Like a lot of people, I will often wait until a situation becomes intolerable before I do anything about it. I had, unfortunately, been carrying around a lot of old hurts that were continuing to haunt me. Because I had not been able to address them, I was feeling pretty miserable and unable to appreciate the many good things in my life. With the help of some very good friends and G-d, I finally began to understand why I was behaving the way I did, and I will be able to begin behaving in a healthier and less dramatic manner.

Most importantly, I have come to understand a saying that I thought I already understood, “If you don’t love yourself first, no one else can love you.” This truism did not make sense to me because you can love anyone, regardless of how you feel about yourself and regardless of how that person feels about himself. I had loved plenty of men who did not care too much for themselves. And they, in return, loved me. Now, I see that as much as I loved anyone else and they loved me, it was not enough. I could not give myself and I could not accept what was given to me, because of how I felt about myself. It is not that love was impossible, it was just ineffective.
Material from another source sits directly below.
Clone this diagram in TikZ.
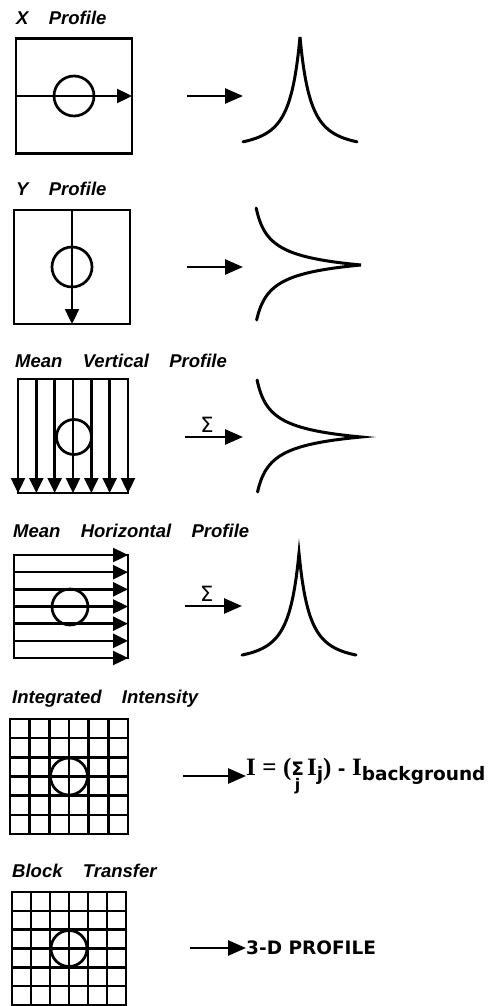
\documentclass[tikz,border=0pt]{standalone}
\usepackage{fontspec}
\setmainfont{DejaVu Sans}
\newfontfamily\serifI{Liberation Serif}
\newfontfamily\capfont{Liberation Sans}
\usetikzlibrary{positioning,calc,arrows.meta}

\newcommand\bigI{{\serifI\fontsize{25}{27}\selectfont I}}
\newcommand\serifpart[1]{{\serifI\fontsize{25}{27}\selectfont #1}}
\newcommand\lowsub[1]{\raisebox{-5pt}{#1}}
\newcommand\sumj{\vtop{\baselineskip=15pt\lineskiplimit=-20pt
  \halign{\hfil##\hfil\cr Σ\cr{\fontsize{16}{16}\selectfont j}\cr}}}

\tikzset{
  caption/.style={anchor=base west,inner sep=0pt,font=\capfont\fontsize{18.5}{20}\selectfont\bfseries\itshape},
  frame/.style={draw,line width=2.7pt,inner sep=0pt,outer sep=0pt},
  spot/.style={circle,draw,line width=2.7pt,inner sep=0pt},
  scan/.style={line width=2.4pt,-{Triangle[length=15pt,width=14pt]}},
  feed/.style={line width=2.6pt,-{Triangle[length=18pt,width=15pt]}},
  sumlabel/.style={above=3pt,pos=0.38,inner sep=0pt,font=\fontsize{21}{22}\selectfont},
  peak/.style={line width=3pt,line cap=round},
  gline/.style={line width=2.4pt},
  result/.style={anchor=west,inner sep=0pt,font=\fontsize{18.5}{22}\selectfont\bfseries}
}

\begin{document}
\begin{tikzpicture}[x=1pt,y=-1pt]
\useasboundingbox (0,0) rectangle (497,1006);

% X profile
\node[caption] (xcap) at (16,25) {X\hspace{1.1em}Profile};
\node[frame,minimum width=116pt,minimum height=115pt] (xbox) at (74,96) {};
\node[spot,minimum size=40pt] (xspot) at (xbox.center) {};
\draw[scan] (xbox.west) -- (xbox.east);
\coordinate (xin) at (187,96);
\coordinate (xout) at (243,96);
\draw[feed] (xin) -- (xout);
\draw[peak] plot[domain=-57:57,samples=115] ({300+\x},{150-113/(1+abs(\x)/21)^2});

% Y profile
\node[caption] (ycap) at (16,195) {Y\hspace{1.1em}Profile};
\node[frame,minimum width=116pt,minimum height=114pt] (ybox) at (72,267) {};
\node[spot,minimum size=40pt] (yspot) at (ybox.center) {};
\draw[scan] (ybox.north) -- (ybox.south);
\coordinate (yin) at (187,267);
\coordinate (yout) at (243,267);
\draw[feed] (yin) -- (yout);
\draw[peak] plot[domain=-57:55,samples=113] ({248+113/(1+abs(\x)/21)^2},{265+\x});

% mean vertical profile
\node[caption] (vcap) at (15,367) {Mean\hspace{1.1em}Vertical\hspace{1.1em}Profile};
\node[frame,minimum width=110pt,minimum height=114pt] (vbox) at (73,436) {};
\foreach \i in {0,...,6}
  \draw[scan] ($(vbox.north west)!\i/6!(vbox.north east)$) -- ($(vbox.south west)!\i/6!(vbox.south east)$);
\node[spot,minimum size=35pt] (vspot) at (74,437) {};
\coordinate (vin) at (185,437);
\coordinate (vout) at (243,437);
\draw[feed] (vin) -- node[sumlabel] {Σ} (vout);
\draw[peak] plot[domain=-57:55,samples=113] ({249+112/(1+abs(\x)/21)^2},{437+\x});

% mean horizontal profile
\node[caption] (hcap) at (13,537) {Mean\hspace{1.1em}Horizontal\hspace{1.1em}Profile};
\node[frame,minimum width=114pt,minimum height=103pt] (hbox) at (71,606.5) {};
\foreach \i in {0,...,6}
  \draw[scan] ($(hbox.north west)!\i/6!(hbox.south west)$) -- ($(hbox.north east)!\i/6!(hbox.south east)$);
\node[spot,minimum size=36pt] (hspot) at (70,607) {};
\coordinate (hin) at (185,606);
\coordinate (hout) at (242,606);
\draw[feed] (hin) -- node[sumlabel] {Σ} (hout);
\draw[peak] plot[domain=-57:57,samples=115] ({299+\x},{663-110/(1+abs(\x)/21)^2});

% integrated intensity
\node[caption] (icap) at (12,703) {Integrated\hspace{1.1em}Intensity};
\node[frame,minimum width=118pt,minimum height=115pt] (igrid) at (69,776.5) {};
\foreach \i in {1,...,5} {
  \draw[gline] ($(igrid.north west)!\i/6!(igrid.north east)$) -- ($(igrid.south west)!\i/6!(igrid.south east)$);
  \draw[gline] ($(igrid.north west)!\i/6!(igrid.south west)$) -- ($(igrid.north east)!\i/6!(igrid.south east)$);
}
\node[spot,minimum size=37pt] (ispot) at (igrid.center) {};
\node[result] (iform) at (246,776) {\bigI\ \serifpart{=}\ \serifpart{(}\sumj\,\bigI\lowsub{j}\serifpart{)}\ - \bigI\lowsub{background}};
\coordinate (iin) at (183,776);
\draw[feed] (iin) -- (iform.west);

% block transfer
\node[caption] (bcap) at (12,877) {Block\hspace{1.1em}Transfer};
\node[frame,minimum width=114pt,minimum height=113pt] (bgrid) at (69,948.5) {};
\foreach \i in {1,...,5} {
  \draw[gline] ($(bgrid.north west)!\i/6!(bgrid.north east)$) -- ($(bgrid.south west)!\i/6!(bgrid.south east)$);
  \draw[gline] ($(bgrid.north west)!\i/6!(bgrid.south west)$) -- ($(bgrid.north east)!\i/6!(bgrid.south east)$);
}
\node[spot,minimum size=36pt] (bspot) at (bgrid.center) {};
\node[result] (bform) at (246,948) {3-D PROFILE};
\coordinate (bin) at (190,948);
\draw[feed] (bin) -- (bform.west);
\end{tikzpicture}
\end{document}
And so now, my project is to love myself. Cheesy, yes, but completely necessary. And it does not mean that I put myself on a higher plane than everyone else or that I think that I’m better than everyone else or that I think that my excrement tastes like ice cream and everyone wants a lick. No, it means that I am going to take good care of myself and respect myself and learn to like myself. I will forgive myself, which will make room for improvement.


It is not always easy for people, especially women, to appreciate themselves. You owe it to yourself to love yourself. If you don’t, it doesn’t matter how many people love you or how much they love you. You will still feel like the only person in a room full of empty chairs.